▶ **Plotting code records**
------

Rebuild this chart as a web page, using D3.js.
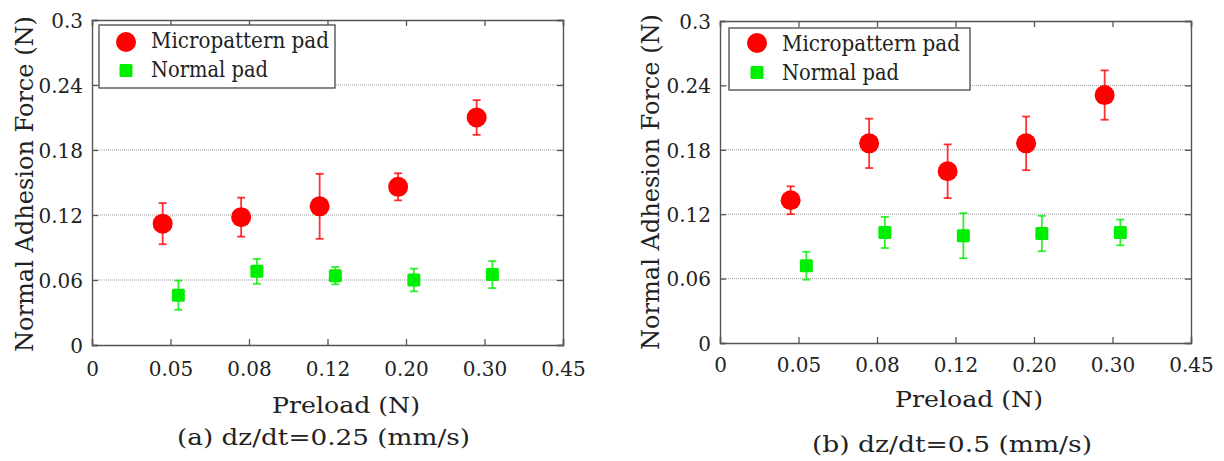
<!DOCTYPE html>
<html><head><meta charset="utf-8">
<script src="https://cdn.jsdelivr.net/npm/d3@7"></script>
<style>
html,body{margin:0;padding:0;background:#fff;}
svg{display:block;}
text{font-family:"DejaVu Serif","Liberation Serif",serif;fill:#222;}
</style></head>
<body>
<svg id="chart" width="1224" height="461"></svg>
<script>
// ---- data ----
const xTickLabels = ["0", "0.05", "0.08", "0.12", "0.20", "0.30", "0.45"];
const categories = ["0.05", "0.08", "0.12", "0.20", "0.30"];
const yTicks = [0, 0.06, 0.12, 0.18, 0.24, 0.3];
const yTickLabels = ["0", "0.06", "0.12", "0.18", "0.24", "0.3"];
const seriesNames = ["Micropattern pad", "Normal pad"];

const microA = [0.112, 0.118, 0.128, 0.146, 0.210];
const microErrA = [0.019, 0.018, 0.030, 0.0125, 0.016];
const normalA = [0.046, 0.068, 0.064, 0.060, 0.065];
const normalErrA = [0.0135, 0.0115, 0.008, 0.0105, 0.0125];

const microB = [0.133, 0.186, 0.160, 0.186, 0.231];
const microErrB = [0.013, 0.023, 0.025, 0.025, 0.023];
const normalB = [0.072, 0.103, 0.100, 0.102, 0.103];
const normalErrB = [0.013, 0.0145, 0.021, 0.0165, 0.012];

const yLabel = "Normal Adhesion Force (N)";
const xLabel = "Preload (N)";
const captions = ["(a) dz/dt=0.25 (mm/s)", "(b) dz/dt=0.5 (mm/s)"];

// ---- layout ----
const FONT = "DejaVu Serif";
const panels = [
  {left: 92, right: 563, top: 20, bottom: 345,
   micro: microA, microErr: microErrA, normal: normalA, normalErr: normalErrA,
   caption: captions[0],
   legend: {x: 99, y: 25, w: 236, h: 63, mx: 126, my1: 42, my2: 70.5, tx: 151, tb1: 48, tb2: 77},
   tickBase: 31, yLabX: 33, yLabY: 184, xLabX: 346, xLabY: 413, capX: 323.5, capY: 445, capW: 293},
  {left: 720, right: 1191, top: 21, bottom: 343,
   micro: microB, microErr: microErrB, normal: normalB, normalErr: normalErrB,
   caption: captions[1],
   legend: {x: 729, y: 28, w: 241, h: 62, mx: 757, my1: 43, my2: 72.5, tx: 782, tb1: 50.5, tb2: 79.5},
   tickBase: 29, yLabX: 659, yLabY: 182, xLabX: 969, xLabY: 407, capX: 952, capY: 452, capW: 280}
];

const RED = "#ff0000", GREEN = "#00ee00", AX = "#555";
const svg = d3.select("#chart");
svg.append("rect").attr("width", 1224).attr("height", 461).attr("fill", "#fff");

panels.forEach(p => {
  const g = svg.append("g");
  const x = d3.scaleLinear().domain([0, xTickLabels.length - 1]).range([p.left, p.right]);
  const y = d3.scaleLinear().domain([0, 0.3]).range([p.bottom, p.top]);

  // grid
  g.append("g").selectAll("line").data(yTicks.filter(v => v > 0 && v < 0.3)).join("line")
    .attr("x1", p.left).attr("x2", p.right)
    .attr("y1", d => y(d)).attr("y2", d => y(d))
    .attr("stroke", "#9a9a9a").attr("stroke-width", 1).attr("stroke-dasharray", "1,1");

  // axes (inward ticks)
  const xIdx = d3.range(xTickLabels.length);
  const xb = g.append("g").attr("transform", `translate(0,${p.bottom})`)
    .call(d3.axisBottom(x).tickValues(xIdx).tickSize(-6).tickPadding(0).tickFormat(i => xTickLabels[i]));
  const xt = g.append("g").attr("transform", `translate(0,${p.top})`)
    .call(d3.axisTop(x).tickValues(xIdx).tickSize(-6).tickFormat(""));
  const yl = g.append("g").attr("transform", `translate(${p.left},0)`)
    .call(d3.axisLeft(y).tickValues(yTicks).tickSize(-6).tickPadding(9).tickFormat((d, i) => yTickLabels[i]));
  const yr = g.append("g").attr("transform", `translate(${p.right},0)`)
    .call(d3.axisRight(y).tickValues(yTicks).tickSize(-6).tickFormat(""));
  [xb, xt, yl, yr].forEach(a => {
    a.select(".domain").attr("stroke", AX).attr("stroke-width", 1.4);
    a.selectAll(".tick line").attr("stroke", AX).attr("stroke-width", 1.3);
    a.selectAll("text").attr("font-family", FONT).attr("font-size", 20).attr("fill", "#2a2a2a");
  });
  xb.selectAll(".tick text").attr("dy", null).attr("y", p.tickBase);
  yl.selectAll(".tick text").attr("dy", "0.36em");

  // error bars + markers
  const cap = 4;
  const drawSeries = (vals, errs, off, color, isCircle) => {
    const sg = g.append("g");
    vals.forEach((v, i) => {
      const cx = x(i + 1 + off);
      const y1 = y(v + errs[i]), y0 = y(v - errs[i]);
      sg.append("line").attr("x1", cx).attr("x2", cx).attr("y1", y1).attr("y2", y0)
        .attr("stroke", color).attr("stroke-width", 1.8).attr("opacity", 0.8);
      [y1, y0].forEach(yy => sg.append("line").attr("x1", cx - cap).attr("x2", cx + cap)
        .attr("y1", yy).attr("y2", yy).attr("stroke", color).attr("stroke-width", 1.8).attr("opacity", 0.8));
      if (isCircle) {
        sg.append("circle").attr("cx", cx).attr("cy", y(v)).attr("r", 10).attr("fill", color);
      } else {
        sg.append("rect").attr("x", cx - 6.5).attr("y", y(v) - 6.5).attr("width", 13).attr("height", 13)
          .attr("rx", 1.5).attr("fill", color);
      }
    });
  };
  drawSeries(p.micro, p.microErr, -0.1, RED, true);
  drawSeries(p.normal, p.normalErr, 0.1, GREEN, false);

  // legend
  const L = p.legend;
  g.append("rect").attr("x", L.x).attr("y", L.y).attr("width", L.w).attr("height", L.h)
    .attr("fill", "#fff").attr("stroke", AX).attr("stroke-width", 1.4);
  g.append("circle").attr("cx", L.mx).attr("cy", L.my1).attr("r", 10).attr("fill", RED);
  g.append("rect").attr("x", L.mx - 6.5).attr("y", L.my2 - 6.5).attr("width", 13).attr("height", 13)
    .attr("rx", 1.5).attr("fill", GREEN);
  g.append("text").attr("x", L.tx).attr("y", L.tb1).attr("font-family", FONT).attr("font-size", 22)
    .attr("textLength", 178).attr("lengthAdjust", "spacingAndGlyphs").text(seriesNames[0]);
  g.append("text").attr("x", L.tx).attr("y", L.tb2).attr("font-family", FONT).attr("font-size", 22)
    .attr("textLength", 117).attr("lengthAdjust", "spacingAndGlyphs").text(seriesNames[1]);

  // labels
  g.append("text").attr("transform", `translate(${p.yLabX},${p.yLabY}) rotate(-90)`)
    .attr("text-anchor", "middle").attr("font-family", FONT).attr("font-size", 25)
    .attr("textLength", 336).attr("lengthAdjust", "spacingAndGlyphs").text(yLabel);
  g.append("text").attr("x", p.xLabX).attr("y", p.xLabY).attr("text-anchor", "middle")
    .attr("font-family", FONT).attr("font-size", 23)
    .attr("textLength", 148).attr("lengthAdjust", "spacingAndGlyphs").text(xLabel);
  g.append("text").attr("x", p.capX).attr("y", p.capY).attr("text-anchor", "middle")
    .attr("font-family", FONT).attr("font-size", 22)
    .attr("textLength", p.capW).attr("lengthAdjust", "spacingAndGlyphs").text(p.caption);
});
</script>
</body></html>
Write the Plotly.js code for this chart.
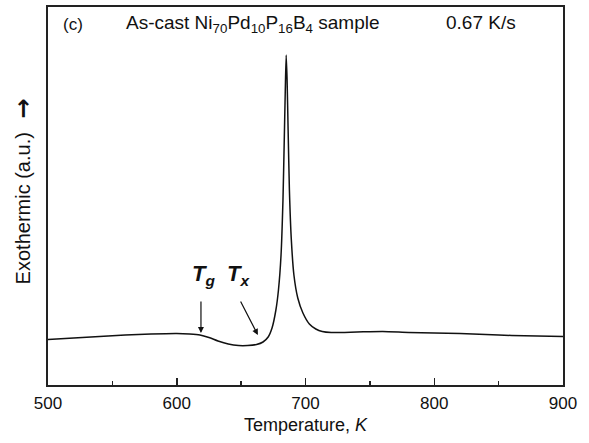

------

▶ **Exercise**
All the material shown above is to be copied exactly, with no pictures carried over.

▶ **Finished exercise**
Rebuild this chart as a web page, using D3.js.
<!DOCTYPE html>
<html><head><meta charset="utf-8">
<script src="https://cdn.jsdelivr.net/npm/d3@7"></script>
<style>
html,body{margin:0;padding:0;background:#fff;}
svg{display:block;}
text{font-family:"DejaVu Serif","Liberation Serif",serif;fill:#222;}
</style></head>
<body>
<svg id="chart" width="1224" height="461"></svg>
<script>
// ---- data ----
const xTickLabels = ["0", "0.05", "0.08", "0.12", "0.20", "0.30", "0.45"];
const categories = ["0.05", "0.08", "0.12", "0.20", "0.30"];
const yTicks = [0, 0.06, 0.12, 0.18, 0.24, 0.3];
const yTickLabels = ["0", "0.06", "0.12", "0.18", "0.24", "0.3"];
const seriesNames = ["Micropattern pad", "Normal pad"];

const microA = [0.112, 0.118, 0.128, 0.146, 0.210];
const microErrA = [0.019, 0.018, 0.030, 0.0125, 0.016];
const normalA = [0.046, 0.068, 0.064, 0.060, 0.065];
const normalErrA = [0.0135, 0.0115, 0.008, 0.0105, 0.0125];

const microB = [0.133, 0.186, 0.160, 0.186, 0.231];
const microErrB = [0.013, 0.023, 0.025, 0.025, 0.023];
const normalB = [0.072, 0.103, 0.100, 0.102, 0.103];
const normalErrB = [0.013, 0.0145, 0.021, 0.0165, 0.012];

const yLabel = "Normal Adhesion Force (N)";
const xLabel = "Preload (N)";
const captions = ["(a) dz/dt=0.25 (mm/s)", "(b) dz/dt=0.5 (mm/s)"];

// ---- layout ----
const FONT = "DejaVu Serif";
const panels = [
  {left: 92, right: 563, top: 20, bottom: 345,
   micro: microA, microErr: microErrA, normal: normalA, normalErr: normalErrA,
   caption: captions[0],
   legend: {x: 99, y: 25, w: 236, h: 63, mx: 126, my1: 42, my2: 70.5, tx: 151, tb1: 48, tb2: 77},
   tickBase: 31, yLabX: 33, yLabY: 184, xLabX: 346, xLabY: 413, capX: 323.5, capY: 445, capW: 293},
  {left: 720, right: 1191, top: 21, bottom: 343,
   micro: microB, microErr: microErrB, normal: normalB, normalErr: normalErrB,
   caption: captions[1],
   legend: {x: 729, y: 28, w: 241, h: 62, mx: 757, my1: 43, my2: 72.5, tx: 782, tb1: 50.5, tb2: 79.5},
   tickBase: 29, yLabX: 659, yLabY: 182, xLabX: 969, xLabY: 407, capX: 952, capY: 452, capW: 280}
];

const RED = "#ff0000", GREEN = "#00ee00", AX = "#555";
const svg = d3.select("#chart");
svg.append("rect").attr("width", 1224).attr("height", 461).attr("fill", "#fff");

panels.forEach(p => {
  const g = svg.append("g");
  const x = d3.scaleLinear().domain([0, xTickLabels.length - 1]).range([p.left, p.right]);
  const y = d3.scaleLinear().domain([0, 0.3]).range([p.bottom, p.top]);

  // grid
  g.append("g").selectAll("line").data(yTicks.filter(v => v > 0 && v < 0.3)).join("line")
    .attr("x1", p.left).attr("x2", p.right)
    .attr("y1", d => y(d)).attr("y2", d => y(d))
    .attr("stroke", "#9a9a9a").attr("stroke-width", 1).attr("stroke-dasharray", "1,1");

  // axes (inward ticks)
  const xIdx = d3.range(xTickLabels.length);
  const xb = g.append("g").attr("transform", `translate(0,${p.bottom})`)
    .call(d3.axisBottom(x).tickValues(xIdx).tickSize(-6).tickPadding(0).tickFormat(i => xTickLabels[i]));
  const xt = g.append("g").attr("transform", `translate(0,${p.top})`)
    .call(d3.axisTop(x).tickValues(xIdx).tickSize(-6).tickFormat(""));
  const yl = g.append("g").attr("transform", `translate(${p.left},0)`)
    .call(d3.axisLeft(y).tickValues(yTicks).tickSize(-6).tickPadding(9).tickFormat((d, i) => yTickLabels[i]));
  const yr = g.append("g").attr("transform", `translate(${p.right},0)`)
    .call(d3.axisRight(y).tickValues(yTicks).tickSize(-6).tickFormat(""));
  [xb, xt, yl, yr].forEach(a => {
    a.select(".domain").attr("stroke", AX).attr("stroke-width", 1.4);
    a.selectAll(".tick line").attr("stroke", AX).attr("stroke-width", 1.3);
    a.selectAll("text").attr("font-family", FONT).attr("font-size", 20).attr("fill", "#2a2a2a");
  });
  xb.selectAll(".tick text").attr("dy", null).attr("y", p.tickBase);
  yl.selectAll(".tick text").attr("dy", "0.36em");

  // error bars + markers
  const cap = 4;
  const drawSeries = (vals, errs, off, color, isCircle) => {
    const sg = g.append("g");
    vals.forEach((v, i) => {
      const cx = x(i + 1 + off);
      const y1 = y(v + errs[i]), y0 = y(v - errs[i]);
      sg.append("line").attr("x1", cx).attr("x2", cx).attr("y1", y1).attr("y2", y0)
        .attr("stroke", color).attr("stroke-width", 1.8).attr("opacity", 0.8);
      [y1, y0].forEach(yy => sg.append("line").attr("x1", cx - cap).attr("x2", cx + cap)
        .attr("y1", yy).attr("y2", yy).attr("stroke", color).attr("stroke-width", 1.8).attr("opacity", 0.8));
      if (isCircle) {
        sg.append("circle").attr("cx", cx).attr("cy", y(v)).attr("r", 10).attr("fill", color);
      } else {
        sg.append("rect").attr("x", cx - 6.5).attr("y", y(v) - 6.5).attr("width", 13).attr("height", 13)
          .attr("rx", 1.5).attr("fill", color);
      }
    });
  };
  drawSeries(p.micro, p.microErr, -0.1, RED, true);
  drawSeries(p.normal, p.normalErr, 0.1, GREEN, false);

  // legend
  const L = p.legend;
  g.append("rect").attr("x", L.x).attr("y", L.y).attr("width", L.w).attr("height", L.h)
    .attr("fill", "#fff").attr("stroke", AX).attr("stroke-width", 1.4);
  g.append("circle").attr("cx", L.mx).attr("cy", L.my1).attr("r", 10).attr("fill", RED);
  g.append("rect").attr("x", L.mx - 6.5).attr("y", L.my2 - 6.5).attr("width", 13).attr("height", 13)
    .attr("rx", 1.5).attr("fill", GREEN);
  g.append("text").attr("x", L.tx).attr("y", L.tb1).attr("font-family", FONT).attr("font-size", 22)
    .attr("textLength", 178).attr("lengthAdjust", "spacingAndGlyphs").text(seriesNames[0]);
  g.append("text").attr("x", L.tx).attr("y", L.tb2).attr("font-family", FONT).attr("font-size", 22)
    .attr("textLength", 117).attr("lengthAdjust", "spacingAndGlyphs").text(seriesNames[1]);

  // labels
  g.append("text").attr("transform", `translate(${p.yLabX},${p.yLabY}) rotate(-90)`)
    .attr("text-anchor", "middle").attr("font-family", FONT).attr("font-size", 25)
    .attr("textLength", 336).attr("lengthAdjust", "spacingAndGlyphs").text(yLabel);
  g.append("text").attr("x", p.xLabX).attr("y", p.xLabY).attr("text-anchor", "middle")
    .attr("font-family", FONT).attr("font-size", 23)
    .attr("textLength", 148).attr("lengthAdjust", "spacingAndGlyphs").text(xLabel);
  g.append("text").attr("x", p.capX).attr("y", p.capY).attr("text-anchor", "middle")
    .attr("font-family", FONT).attr("font-size", 22)
    .attr("textLength", p.capW).attr("lengthAdjust", "spacingAndGlyphs").text(p.caption);
});
</script>
</body></html>
Write the Plotly.js code for this chart.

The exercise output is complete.